Rows from a dataset of charts and code:

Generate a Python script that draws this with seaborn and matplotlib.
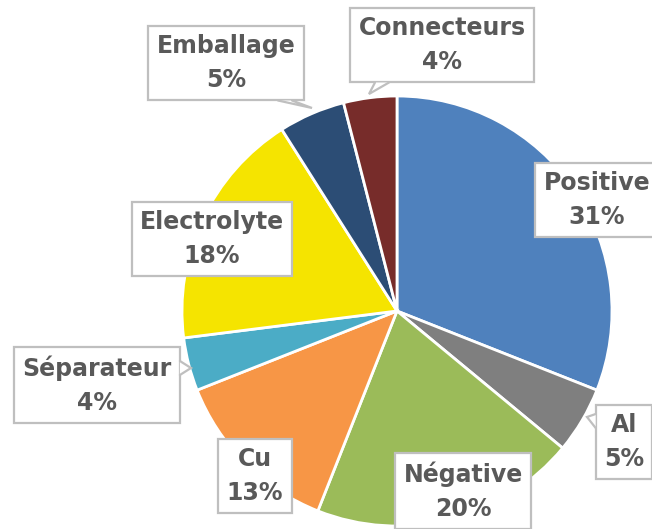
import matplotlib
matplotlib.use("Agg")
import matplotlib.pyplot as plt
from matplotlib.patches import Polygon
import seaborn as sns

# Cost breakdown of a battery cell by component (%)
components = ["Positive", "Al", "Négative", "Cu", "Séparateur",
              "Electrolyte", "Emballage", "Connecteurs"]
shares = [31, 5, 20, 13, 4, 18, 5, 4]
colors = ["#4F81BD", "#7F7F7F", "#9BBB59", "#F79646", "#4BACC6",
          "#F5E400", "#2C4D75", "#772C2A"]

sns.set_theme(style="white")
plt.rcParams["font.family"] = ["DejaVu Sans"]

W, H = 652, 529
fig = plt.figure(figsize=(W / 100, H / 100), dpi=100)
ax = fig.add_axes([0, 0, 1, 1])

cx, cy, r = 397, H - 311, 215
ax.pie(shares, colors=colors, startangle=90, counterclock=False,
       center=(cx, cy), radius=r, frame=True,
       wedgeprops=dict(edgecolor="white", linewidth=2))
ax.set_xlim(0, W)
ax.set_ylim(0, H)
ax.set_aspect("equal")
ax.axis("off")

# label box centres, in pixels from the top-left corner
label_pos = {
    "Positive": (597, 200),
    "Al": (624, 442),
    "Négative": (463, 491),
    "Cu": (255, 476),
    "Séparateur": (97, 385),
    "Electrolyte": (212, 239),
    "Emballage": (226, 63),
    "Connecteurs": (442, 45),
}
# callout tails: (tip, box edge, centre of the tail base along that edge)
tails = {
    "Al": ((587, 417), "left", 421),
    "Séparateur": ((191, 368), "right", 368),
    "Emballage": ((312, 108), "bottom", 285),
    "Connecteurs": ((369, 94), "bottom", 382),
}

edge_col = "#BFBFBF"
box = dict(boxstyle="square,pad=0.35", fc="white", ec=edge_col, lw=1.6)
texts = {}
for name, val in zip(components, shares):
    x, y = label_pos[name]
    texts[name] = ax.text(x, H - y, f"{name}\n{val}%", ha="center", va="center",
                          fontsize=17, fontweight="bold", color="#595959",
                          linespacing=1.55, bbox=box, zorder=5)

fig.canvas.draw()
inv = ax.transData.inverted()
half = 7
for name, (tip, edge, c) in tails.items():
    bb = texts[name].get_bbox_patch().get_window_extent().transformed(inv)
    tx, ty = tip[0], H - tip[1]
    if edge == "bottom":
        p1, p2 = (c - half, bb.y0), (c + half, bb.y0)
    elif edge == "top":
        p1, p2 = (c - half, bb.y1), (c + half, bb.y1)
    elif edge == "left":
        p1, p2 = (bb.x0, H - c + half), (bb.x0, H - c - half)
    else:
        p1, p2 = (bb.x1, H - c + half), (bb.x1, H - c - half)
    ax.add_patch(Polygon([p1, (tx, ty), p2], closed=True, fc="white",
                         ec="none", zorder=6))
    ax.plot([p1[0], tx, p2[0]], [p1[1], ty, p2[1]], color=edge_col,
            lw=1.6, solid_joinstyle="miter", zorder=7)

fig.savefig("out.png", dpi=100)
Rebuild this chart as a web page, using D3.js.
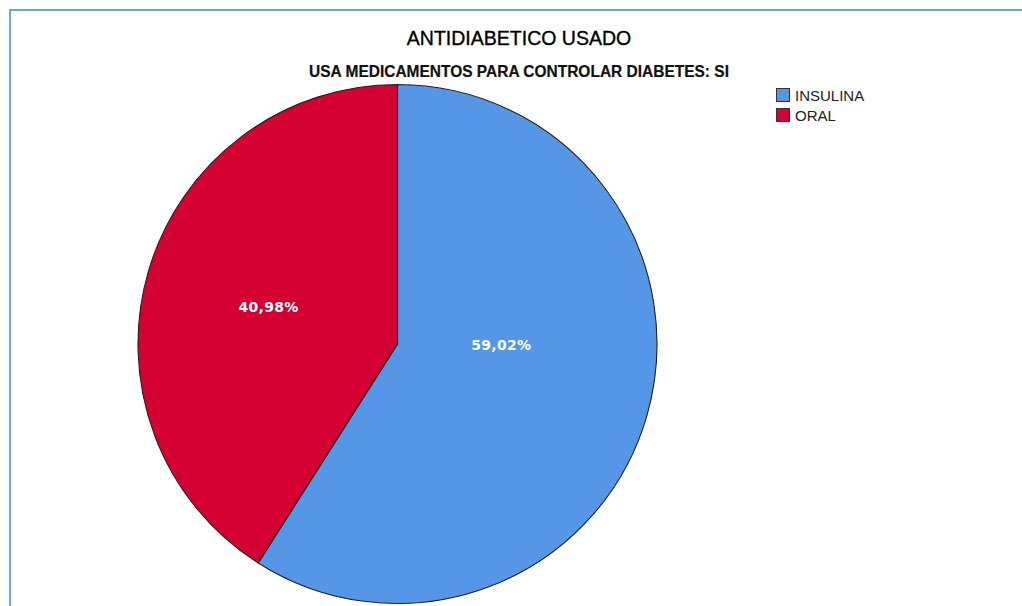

_Exercise_
Reproduce all the records verbatim, excluding images.

_Written response_
Generate a Python script that draws this with seaborn and matplotlib.
import matplotlib
matplotlib.use("Agg")
import matplotlib.pyplot as plt
from matplotlib.patches import Polygon
import seaborn as sns

# Cost breakdown of a battery cell by component (%)
components = ["Positive", "Al", "Négative", "Cu", "Séparateur",
              "Electrolyte", "Emballage", "Connecteurs"]
shares = [31, 5, 20, 13, 4, 18, 5, 4]
colors = ["#4F81BD", "#7F7F7F", "#9BBB59", "#F79646", "#4BACC6",
          "#F5E400", "#2C4D75", "#772C2A"]

sns.set_theme(style="white")
plt.rcParams["font.family"] = ["DejaVu Sans"]

W, H = 652, 529
fig = plt.figure(figsize=(W / 100, H / 100), dpi=100)
ax = fig.add_axes([0, 0, 1, 1])

cx, cy, r = 397, H - 311, 215
ax.pie(shares, colors=colors, startangle=90, counterclock=False,
       center=(cx, cy), radius=r, frame=True,
       wedgeprops=dict(edgecolor="white", linewidth=2))
ax.set_xlim(0, W)
ax.set_ylim(0, H)
ax.set_aspect("equal")
ax.axis("off")

# label box centres, in pixels from the top-left corner
label_pos = {
    "Positive": (597, 200),
    "Al": (624, 442),
    "Négative": (463, 491),
    "Cu": (255, 476),
    "Séparateur": (97, 385),
    "Electrolyte": (212, 239),
    "Emballage": (226, 63),
    "Connecteurs": (442, 45),
}
# callout tails: (tip, box edge, centre of the tail base along that edge)
tails = {
    "Al": ((587, 417), "left", 421),
    "Séparateur": ((191, 368), "right", 368),
    "Emballage": ((312, 108), "bottom", 285),
    "Connecteurs": ((369, 94), "bottom", 382),
}

edge_col = "#BFBFBF"
box = dict(boxstyle="square,pad=0.35", fc="white", ec=edge_col, lw=1.6)
texts = {}
for name, val in zip(components, shares):
    x, y = label_pos[name]
    texts[name] = ax.text(x, H - y, f"{name}\n{val}%", ha="center", va="center",
                          fontsize=17, fontweight="bold", color="#595959",
                          linespacing=1.55, bbox=box, zorder=5)

fig.canvas.draw()
inv = ax.transData.inverted()
half = 7
for name, (tip, edge, c) in tails.items():
    bb = texts[name].get_bbox_patch().get_window_extent().transformed(inv)
    tx, ty = tip[0], H - tip[1]
    if edge == "bottom":
        p1, p2 = (c - half, bb.y0), (c + half, bb.y0)
    elif edge == "top":
        p1, p2 = (c - half, bb.y1), (c + half, bb.y1)
    elif edge == "left":
        p1, p2 = (bb.x0, H - c + half), (bb.x0, H - c - half)
    else:
        p1, p2 = (bb.x1, H - c + half), (bb.x1, H - c - half)
    ax.add_patch(Polygon([p1, (tx, ty), p2], closed=True, fc="white",
                         ec="none", zorder=6))
    ax.plot([p1[0], tx, p2[0]], [p1[1], ty, p2[1]], color=edge_col,
            lw=1.6, solid_joinstyle="miter", zorder=7)

fig.savefig("out.png", dpi=100)
Rebuild this chart as a web page, using D3.js.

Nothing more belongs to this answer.